The stream becomes a flood
In 2006, it was estimated that 70 per cent of all internet traffic was comprised of peer-to-peer file sharing data, as domestic connections grew faster and computers became more powerful.
However, 2006 was also the first full year of operation for YouTube, whose centralised data servers saw end users reverting back to the status of passive consumers.
In 2007, the Netflix DVD postal service started to offer subscribers the chance to stream content directly to personal devices, while music streaming platform Spotify debuted in 2008.
With high-quality content legitimately available through cheap subscriptions (or for free on advertising-funded websites), peer-to-peer networks began to seem superfluous.
By this time, they’d also been infested with malware masquerading as legitimate content. You’d download a file with no quality assurances, rolling the dice as you clicked Open.
The popularity of P2P services plummeted, with Kazaa becoming inactive in 2006 and Morpheus falling dormant two years later.
The next generation
Following in the footsteps of these early platforms, a second generation of file sharing technology introduced the world to torrents.
These were harder to navigate, since there was no search functionality and no central host platform. Anyone could create and distribute software compatible with a torrent network.
Third-party websites sprang up to direct users to specific content, the best-known of which was the Pirate Bay.
It quickly became synonymous with drugs and crime, but Pirate Bay’s decentralised nature meant there was little the authorities could do to take it offline.
Whenever domains were seized or websites taken offline, the platform simply switched to a new location.
As with Napster and its many imitators, other platforms have since adapted the Pirate Bay philosophy for their own uses and audiences.
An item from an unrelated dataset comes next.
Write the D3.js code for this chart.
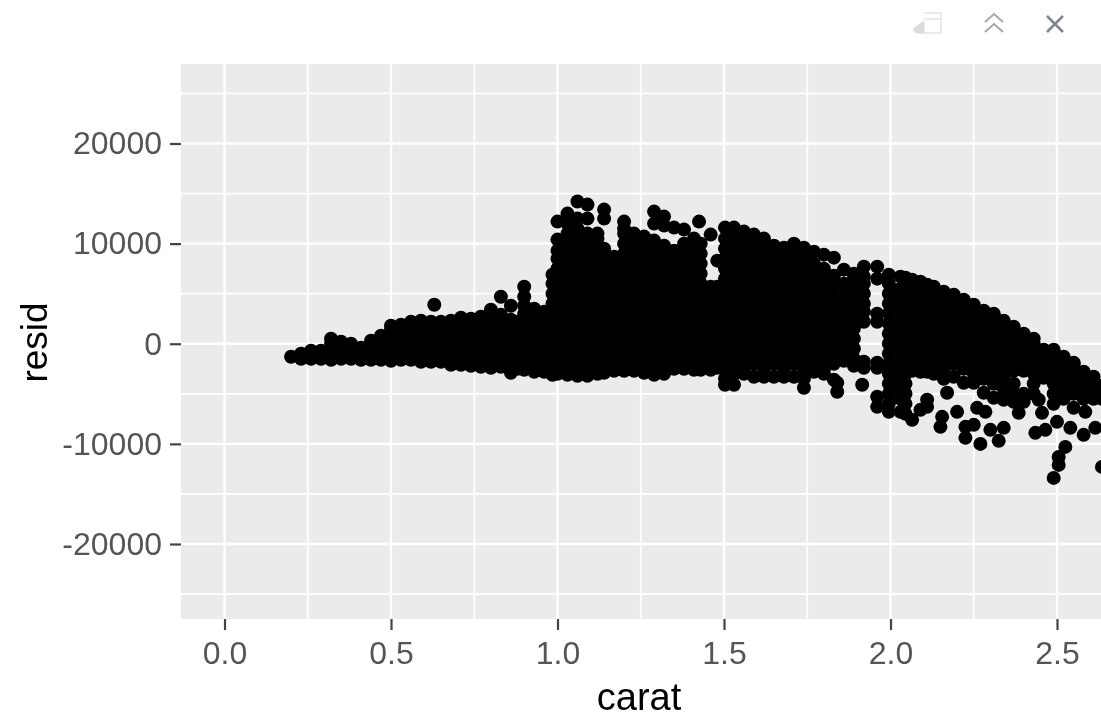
<!DOCTYPE html>
<html>
<head>
<meta charset="utf-8">
<script src="https://cdn.jsdelivr.net/npm/d3@7"></script>
<style>
  html,body{margin:0;padding:0;background:#fff;}
  svg{display:block;filter:blur(0.6px);}
  text{font-family:"Liberation Sans",Arial,sans-serif;}
</style>
</head>
<body>
<svg width="1101" height="718"></svg>
<script>
// residuals vs carat
const carats = [
  0.20,0.23,0.26,0.29,0.32,0.35,0.38,0.41,0.44,0.47,
  0.50,0.53,0.56,0.59,0.62,0.65,0.68,0.71,0.74,0.77,
  0.80,0.83,0.86,0.88,0.90,0.93,0.96,0.985,1.00,1.03,
  1.06,1.09,1.12,1.14,1.17,1.20,1.23,1.26,1.29,
  1.32,1.35,1.38,1.41,1.425,1.43,1.46,1.48,1.503,1.53,1.56,1.59,
  1.62,1.65,1.68,1.71,1.74,1.77,1.80,1.83,1.84,1.86,
  1.89,1.92,1.96,1.995,2.03,2.045,2.065,2.09,2.11,2.13,
  2.16,2.19,2.22,2.25,2.28,2.31,2.34,2.37,2.40,2.43,
  2.46,2.49,2.52,2.55,2.58,2.61,2.635
];
const residsAtCarat = [
  [-1300],
  [-1500,-1000],
  [-1500,-700],
  [-1500,-700],
  [-1600,-800,0,500],
  [-1500,-700,200],
  [-1500,-700,0],
  [-1600,-800,-400],
  [-1600,-800,300],
  [-1600,-800,0,800],
  [-1700,-1000,-200,600,1400,1800],
  [-1600,-800,0,800,1600,1900],
  [-1600,-800,0,800,1600,2200],
  [-1800,-1000,-200,600,1400,2300],
  [-1800,-1000,-200,600,1400,2200],
  [-1800,-1000,-200,600,1400,2200],
  [-2100,-1300,-500,300,1100,1900,2300],
  [-2100,-1200,-400,400,1200,2000,2600],
  [-2200,-1400,-600,200,1000,1800,2500],
  [-2300,-1500,-700,100,900,1700,2700],
  [-2400,-1600,-800,0,800,1600,2400,3400],
  [-2300,-1500,-700,100,900,1700,2500,2900,4700],
  [-2900,-2000,-1200,-400,400,1200,2000,2400,3800],
  [-2500,-1600,-800,0,800,1600,2200],
  [-2600,-1800,-1000,-200,600,1400,2200,3000,3800,4700,5700],
  [-2800,-2000,-1000,0,1000,2000,3000,3500],
  [-2800,-2500,-1500,-500,500,1500,2500,3200],
  [-3100,-2000,-1000,0,1000,2000,3000,4000,5000,6000,6900],
  [-3000,-2500,-1500,-500,500,1500,2500,3500,4500,5500,6500,7500,8500,9300,10400,12200],
  [-3100,-2000,-1000,0,1000,2000,3000,4000,5000,6000,7000,8000,9000,10000,11000,12000,13000],
  [-3200,-2500,-1500,-500,500,1500,2500,3500,4500,5500,6500,7500,8500,9500,10500,11500,12500,14200],
  [-3200,-2000,-1000,0,1000,2000,3000,4000,5000,6000,7000,8000,9000,10000,11000,12500,13900],
  [-3000,-2500,-1500,-500,500,1500,2500,3500,4500,5500,6500,7500,8500,9500,10500,11000],
  [-2900,-2000,-1000,0,1000,2000,3000,4000,5000,6000,7000,8000,9000,9500,12500,13400],
  [-2700,-2500,-1500,-500,500,1500,2500,3500,4500,5500,6500,7500,8700],
  [-2700,-2000,-1000,0,1000,2000,3000,4000,5000,6000,7000,8000,9000,10000,11000,11500,12200],
  [-2700,-1500,-500,500,1500,2500,3500,4500,5500,6500,7500,8500,9500,10500,11000],
  [-2900,-2000,-1000,0,1000,2000,3000,4000,5000,6000,7000,8000,9000,10000,10700],
  [-3100,-2500,-1500,-500,500,1500,2500,3500,4500,5500,6500,7500,8500,9500,10300,12000,13200],
  [-3000,-2000,-1000,0,1000,2000,3000,4000,5000,6000,7000,8000,9000,9800,11800,12700],
  [-2500,-1500,-500,500,1500,2500,3500,4500,5500,6500,7500,8500,9300,11600],
  [-2500,-2000,-1000,0,1000,2000,3000,4000,5000,6000,7000,8000,9000,10000,11400],
  [-2600,-1500,-500,500,1500,2500,3500,4500,5500,6500,7500,8500,9500,10500],
  [12200],
  [-2600,-2000,-1000,0,1000,2000,3000,4000,5000,6000,7000,8000,9000,10000],
  [-2600,-1500,-500,500,1500,2500,3500,4500,5700,10900],
  [-2400,-2000,-1000,0,1000,2000,3000,4000,5000,5700,8300],
  [-4100,-3500,-2500,-1500,-500,500,1500,2500,3500,4500,5500,6500,7500,8500,9500,10500,11600],
  [-4100,-3000,-2000,-1000,0,1000,2000,3000,4000,5000,6000,7000,8000,9000,10000,11000,11600],
  [-3000,-2500,-1500,-500,500,1500,2500,3500,4500,5500,6500,7500,8500,9500,10500,11200],
  [-3300,-2000,-1000,0,1000,2000,3000,4000,5000,6000,7000,8000,9000,10000,10900],
  [-3300,-2500,-1500,-500,500,1500,2500,3500,4500,5500,6500,7500,8500,9500,10500],
  [-3300,-2000,-1000,0,1000,2000,3000,4000,5000,6000,7000,8000,9000,9800],
  [-3300,-2500,-1500,-500,500,1500,2500,3500,4500,5500,6500,7500,8500,9600],
  [-3300,-2000,-1000,0,1000,2000,3000,4000,5000,6000,7000,8000,9000,10000],
  [-4400,-3500,-2500,-1500,-500,500,1500,2500,3500,4500,5500,6500,7500,8500,9600],
  [-2800,-2000,-1000,0,1000,2000,3000,4000,5000,6000,7000,8000,9200],
  [-3000,-2500,-1500,-500,500,1500,2500,3500,4500,5500,6500,7500,8900],
  [-3600,-2000,-1000,0,1000,2000,3000,4000,5000,6000,6800,8600],
  [-4800,-3900],
  [-1700,-1000,0,1000,2000,3000,4000,5000,6000,7400],
  [-2200,-1500,-500,500,1500,2500,3500,4500,5500,6500,7000],
  [-2400,-1800,2200,3200,4000,5000,6000,6700,7700],
  [-6300,-5300,-2400,-1900,2200,3000,6500,7700],
  [-6800,-6000,-5000,-4000,-3000,-2000,-1000,0,1000,2000,3000,4000,5000,6000,6900],
  [-6800,-5500,-4500,-3500,-2500,-1500,-500,500,1500,2500,3500,4500,5500,6700],
  [-7000,-6000,-5000,-4000,-3000,-2000,-1000,0,1000,2000,3000,4000,5000,6000,6600],
  [-7600,-2700,-1500,-500,500,1500,2500,3500,4500,5500,6400],
  [-6600,-2800,-2000,-1000,0,1000,2000,3000,4000,5000,6200],
  [-6300,-5600,-2800,-1500,-500,500,1500,2500,3500,4500,5500,5900],
  [-3000,-2000,-1000,0,1000,2000,3000,4000,5000,5700],
  [-3500,-2500,-1500,-500,500,1500,2500,3500,4500,5200],
  [-3300,-2000,-1000,0,1000,2000,3000,4000,4900],
  [-3900,-2500,-1500,-500,500,1500,2500,3500,4400],
  [-3900,-3000,-2000,-1000,0,1000,2000,3000,3900],
  [-4900,-3500,-2500,-1500,-500,500,1500,2500,3300],
  [-5400,-4000,-3000,-2000,-1000,0,1000,2000,2800,3000],
  [-5600,-4500,-3500,-2500,-1500,-500,500,1500,2300],
  [-5800,-5000,-4000,-2700,-2000,-1000,0,1000,1700],
  [-5800,-5000,-2700,-1500,-500,500,1000],
  [-5000,-4000,-3000,-2000,-1000,0,500],
  [-3400,-2500,-1500,-600],
  [-6000,-5000,-4000,-3000,-2000,-1000,-600],
  [-5500,-4500,-3500,-2500,-1500,-1300],
  [-6400,-5000,-4000,-3000,-2000,-1900],
  [-5500,-4500,-3500,-2800],
  [-5500,-5000,-4000,-3300],
  [-12300,-5500,-4500,-4200]
];
// the stray points around the main mass
const strayCarat = [0.63,1.915,2.15,2.155,2.17,2.20,2.225,2.225,2.25,2.26,2.27,2.285,2.30,2.325,2.34,2.385,2.435,2.445,2.455,2.465,2.49,2.50,2.505,2.505,2.525,2.54,2.58,2.585,2.615];
const strayResid = [3900,-4100,-8300,-7300,-4900,-6800,-9400,-8300,-8100,-6400,-10000,-6800,-8600,-9700,-8400,-6900,-8900,-5600,-6900,-8600,-13400,-7800,-11300,-12100,-10300,-8400,-9100,-6800,-8400];
const xTicks = [0,0.5,1,1.5,2,2.5];
const xMinor = [0.25,0.75,1.25,1.75,2.25];
const yTicks = [-20000,-10000,0,10000,20000];
const yMinor = [-25000,-15000,-5000,5000,15000,25000];

const svg = d3.select("svg");
const PANEL = {left:181, right:1101, top:64, bottom:619};

// 0.0 at 224.5 and 2.5 at 1057 ; 20000 at 143.5 and -20000 at 544
const x = d3.scaleLinear().domain([0,2.5]).range([224.5,1057]);
const y = d3.scaleLinear().domain([-20000,20000]).range([544,143.5]);

svg.append("defs").append("clipPath").attr("id","panel")
  .append("rect").attr("x",PANEL.left).attr("y",PANEL.top)
  .attr("width",PANEL.right-PANEL.left).attr("height",PANEL.bottom-PANEL.top);

svg.append("rect").attr("x",PANEL.left).attr("y",PANEL.top)
  .attr("width",PANEL.right-PANEL.left).attr("height",PANEL.bottom-PANEL.top)
  .attr("fill","#ebebeb");

// ---------- grid ----------
const grid = svg.append("g").attr("stroke","#fff").attr("fill","none");
grid.selectAll(".vmin").data(xMinor).join("line").attr("class","vmin")
  .attr("x1",x).attr("x2",x).attr("y1",PANEL.top).attr("y2",PANEL.bottom).attr("stroke-width",1.8);
grid.selectAll(".hmin").data(yMinor).join("line").attr("class","hmin")
  .attr("x1",PANEL.left).attr("x2",PANEL.right).attr("y1",y).attr("y2",y).attr("stroke-width",1.8);
grid.selectAll(".vmaj").data(xTicks).join("line").attr("class","vmaj")
  .attr("x1",x).attr("x2",x).attr("y1",PANEL.top).attr("y2",PANEL.bottom).attr("stroke-width",2.4);
grid.selectAll(".hmaj").data(yTicks).join("line").attr("class","hmaj")
  .attr("x1",PANEL.left).attr("x2",PANEL.right).attr("y1",y).attr("y2",y).attr("stroke-width",2.4);

// ---------- points ----------
const points = carats.flatMap((c,i)=>residsAtCarat[i].map(r=>({carat:c,resid:r})))
  .concat(strayCarat.map((c,i)=>({carat:c,resid:strayResid[i]})));
svg.append("g").attr("clip-path","url(#panel)")
  .selectAll("circle").data(points).join("circle")
  .attr("cx",d=>x(d.carat)).attr("cy",d=>y(d.resid)).attr("r",7).attr("fill","#000");

// ---------- axes ----------
const xAxis = svg.append("g").attr("transform",`translate(0,${PANEL.bottom})`)
  .call(d3.axisBottom(x).tickValues(xTicks).tickFormat(d3.format(".1f")).tickSize(11).tickPadding(11));
const yAxis = svg.append("g").attr("transform",`translate(${PANEL.left},0)`)
  .call(d3.axisLeft(y).tickValues(yTicks).tickFormat(d=>String(d)).tickSize(11).tickPadding(8));
[xAxis,yAxis].forEach(a=>{
  a.select(".domain").remove();
  a.selectAll(".tick line").attr("stroke","#444").attr("stroke-width",2.2);
  a.selectAll(".tick text").attr("fill","#555").attr("font-size",32);
});

svg.append("text").attr("x",639).attr("y",710).attr("text-anchor","middle")
  .attr("fill","#000").attr("font-size",38).text("carat");
svg.append("text").attr("transform","translate(47,342.5) rotate(-90)").attr("text-anchor","middle")
  .attr("fill","#000").attr("font-size",37).text("resid");

// ---------- notebook chunk icons ----------
const icons = svg.append("g").attr("fill","none");
icons.append("path").attr("d","M924,13 H941 V33 H922 M924,19 H941").attr("stroke","#e4e4e4").attr("stroke-width",1.5);
icons.append("path").attr("d","M913,29 L924,21 V33 L916,33 Z").attr("fill","#dcdcdc").attr("stroke","#dcdcdc");
icons.append("path").attr("d","M985,22 L994,14 L1003,22 M985,32 L994,24 L1003,32").attr("stroke","#a4a8ac").attr("stroke-width",2);
icons.append("path").attr("d","M1047,16 L1063,32 M1063,16 L1047,32").attr("stroke","#80858f").attr("stroke-width",2.5);
</script>
</body>
</html>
A modern-day example is Freenet, which uses a decentralised distributed data store to anonymise usage, ensuring it can’t be taken offline by any agency or government body.
Is this legal?
Like the Tor browser, which was co-developed by the American military and is still part-funded by the CIA, Freenet and other peer-to-peer platforms are entirely legal.
There are no restrictions on installing or using these platforms, which are typically free at point of use. Some can even be modified by technically minded users.
Legality is only called into question if a freenet or other P2P network is used to distribute content which would be in breach of other domestic laws.
Although they operate very differently to surface websites on the World Wide Web, the principles of legal versus illegal content remain the same.